■ **INFORMATION SHOWN**
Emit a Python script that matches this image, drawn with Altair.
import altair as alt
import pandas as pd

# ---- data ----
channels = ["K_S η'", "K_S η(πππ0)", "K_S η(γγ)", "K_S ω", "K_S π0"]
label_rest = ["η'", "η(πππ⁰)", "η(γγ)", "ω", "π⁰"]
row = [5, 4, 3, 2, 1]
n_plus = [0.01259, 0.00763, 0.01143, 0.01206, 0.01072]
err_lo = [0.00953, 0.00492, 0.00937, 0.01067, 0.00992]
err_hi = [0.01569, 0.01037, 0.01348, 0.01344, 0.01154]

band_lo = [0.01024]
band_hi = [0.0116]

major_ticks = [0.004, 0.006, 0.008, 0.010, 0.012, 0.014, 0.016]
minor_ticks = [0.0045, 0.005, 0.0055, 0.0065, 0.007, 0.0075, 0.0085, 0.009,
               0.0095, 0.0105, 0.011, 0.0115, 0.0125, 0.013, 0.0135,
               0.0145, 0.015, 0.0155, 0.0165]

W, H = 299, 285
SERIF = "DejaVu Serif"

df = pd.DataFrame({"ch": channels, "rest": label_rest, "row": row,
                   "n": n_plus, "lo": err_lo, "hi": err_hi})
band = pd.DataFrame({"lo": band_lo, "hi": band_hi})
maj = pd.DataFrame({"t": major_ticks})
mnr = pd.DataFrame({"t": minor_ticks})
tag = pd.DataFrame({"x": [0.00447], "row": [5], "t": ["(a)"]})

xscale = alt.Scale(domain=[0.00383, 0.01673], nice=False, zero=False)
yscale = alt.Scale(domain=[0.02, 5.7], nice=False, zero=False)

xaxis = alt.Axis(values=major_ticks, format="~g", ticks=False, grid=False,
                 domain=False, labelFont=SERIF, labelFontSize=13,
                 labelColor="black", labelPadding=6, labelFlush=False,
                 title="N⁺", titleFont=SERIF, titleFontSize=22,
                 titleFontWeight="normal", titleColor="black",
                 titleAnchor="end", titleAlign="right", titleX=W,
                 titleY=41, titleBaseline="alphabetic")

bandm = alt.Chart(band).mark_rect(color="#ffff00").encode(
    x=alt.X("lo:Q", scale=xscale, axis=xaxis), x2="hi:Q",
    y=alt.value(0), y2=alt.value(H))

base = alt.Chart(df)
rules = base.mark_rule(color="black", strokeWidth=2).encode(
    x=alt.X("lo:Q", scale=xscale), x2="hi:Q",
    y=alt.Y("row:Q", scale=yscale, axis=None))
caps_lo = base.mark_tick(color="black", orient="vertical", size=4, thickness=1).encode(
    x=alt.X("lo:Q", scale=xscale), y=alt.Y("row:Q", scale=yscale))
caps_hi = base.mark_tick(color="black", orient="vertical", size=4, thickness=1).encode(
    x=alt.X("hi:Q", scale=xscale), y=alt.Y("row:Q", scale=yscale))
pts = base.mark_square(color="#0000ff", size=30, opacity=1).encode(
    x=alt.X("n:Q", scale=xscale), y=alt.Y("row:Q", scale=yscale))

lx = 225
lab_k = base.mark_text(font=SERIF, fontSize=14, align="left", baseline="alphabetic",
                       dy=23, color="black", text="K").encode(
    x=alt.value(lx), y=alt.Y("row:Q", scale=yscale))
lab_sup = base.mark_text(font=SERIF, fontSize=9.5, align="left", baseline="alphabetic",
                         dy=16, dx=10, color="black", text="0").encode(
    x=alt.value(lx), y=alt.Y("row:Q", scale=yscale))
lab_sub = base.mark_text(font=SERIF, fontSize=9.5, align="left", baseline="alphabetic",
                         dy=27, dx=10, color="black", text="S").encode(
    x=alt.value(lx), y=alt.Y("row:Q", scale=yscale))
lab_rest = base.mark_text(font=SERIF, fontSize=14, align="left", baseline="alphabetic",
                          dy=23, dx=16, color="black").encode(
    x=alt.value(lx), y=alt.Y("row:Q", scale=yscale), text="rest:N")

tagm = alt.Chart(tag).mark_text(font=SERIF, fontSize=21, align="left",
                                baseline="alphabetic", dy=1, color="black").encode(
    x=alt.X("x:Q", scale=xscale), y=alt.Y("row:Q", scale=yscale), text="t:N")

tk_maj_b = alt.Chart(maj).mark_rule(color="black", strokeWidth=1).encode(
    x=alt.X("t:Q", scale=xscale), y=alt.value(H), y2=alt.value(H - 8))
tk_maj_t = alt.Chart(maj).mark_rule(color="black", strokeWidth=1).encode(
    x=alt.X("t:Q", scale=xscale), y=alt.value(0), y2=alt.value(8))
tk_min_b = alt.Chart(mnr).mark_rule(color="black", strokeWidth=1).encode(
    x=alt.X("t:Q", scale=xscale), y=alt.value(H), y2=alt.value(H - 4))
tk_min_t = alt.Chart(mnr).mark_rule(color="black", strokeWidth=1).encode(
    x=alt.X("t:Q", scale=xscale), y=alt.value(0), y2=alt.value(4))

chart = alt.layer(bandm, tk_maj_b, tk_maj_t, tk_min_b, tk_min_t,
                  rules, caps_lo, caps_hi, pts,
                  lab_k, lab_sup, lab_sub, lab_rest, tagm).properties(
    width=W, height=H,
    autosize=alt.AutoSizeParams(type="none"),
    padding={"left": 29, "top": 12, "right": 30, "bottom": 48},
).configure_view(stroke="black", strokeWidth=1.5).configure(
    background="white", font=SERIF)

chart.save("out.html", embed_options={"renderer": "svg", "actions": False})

■ **PROBLEM STATEMENT**
Starting at the first line of the data above, please restate word for word every line up to and including the one that holds "y=alt.value(0), y2=alt.value(H))", and add nothing else.

■ **SOLUTION FOR THIS EXERCISE**
Emit a Python script that matches this image, drawn with Altair.
import altair as alt
import pandas as pd

# ---- data ----
channels = ["K_S η'", "K_S η(πππ0)", "K_S η(γγ)", "K_S ω", "K_S π0"]
label_rest = ["η'", "η(πππ⁰)", "η(γγ)", "ω", "π⁰"]
row = [5, 4, 3, 2, 1]
n_plus = [0.01259, 0.00763, 0.01143, 0.01206, 0.01072]
err_lo = [0.00953, 0.00492, 0.00937, 0.01067, 0.00992]
err_hi = [0.01569, 0.01037, 0.01348, 0.01344, 0.01154]

band_lo = [0.01024]
band_hi = [0.0116]

major_ticks = [0.004, 0.006, 0.008, 0.010, 0.012, 0.014, 0.016]
minor_ticks = [0.0045, 0.005, 0.0055, 0.0065, 0.007, 0.0075, 0.0085, 0.009,
               0.0095, 0.0105, 0.011, 0.0115, 0.0125, 0.013, 0.0135,
               0.0145, 0.015, 0.0155, 0.0165]

W, H = 299, 285
SERIF = "DejaVu Serif"

df = pd.DataFrame({"ch": channels, "rest": label_rest, "row": row,
                   "n": n_plus, "lo": err_lo, "hi": err_hi})
band = pd.DataFrame({"lo": band_lo, "hi": band_hi})
maj = pd.DataFrame({"t": major_ticks})
mnr = pd.DataFrame({"t": minor_ticks})
tag = pd.DataFrame({"x": [0.00447], "row": [5], "t": ["(a)"]})

xscale = alt.Scale(domain=[0.00383, 0.01673], nice=False, zero=False)
yscale = alt.Scale(domain=[0.02, 5.7], nice=False, zero=False)

xaxis = alt.Axis(values=major_ticks, format="~g", ticks=False, grid=False,
                 domain=False, labelFont=SERIF, labelFontSize=13,
                 labelColor="black", labelPadding=6, labelFlush=False,
                 title="N⁺", titleFont=SERIF, titleFontSize=22,
                 titleFontWeight="normal", titleColor="black",
                 titleAnchor="end", titleAlign="right", titleX=W,
                 titleY=41, titleBaseline="alphabetic")

bandm = alt.Chart(band).mark_rect(color="#ffff00").encode(
    x=alt.X("lo:Q", scale=xscale, axis=xaxis), x2="hi:Q",
    y=alt.value(0), y2=alt.value(H))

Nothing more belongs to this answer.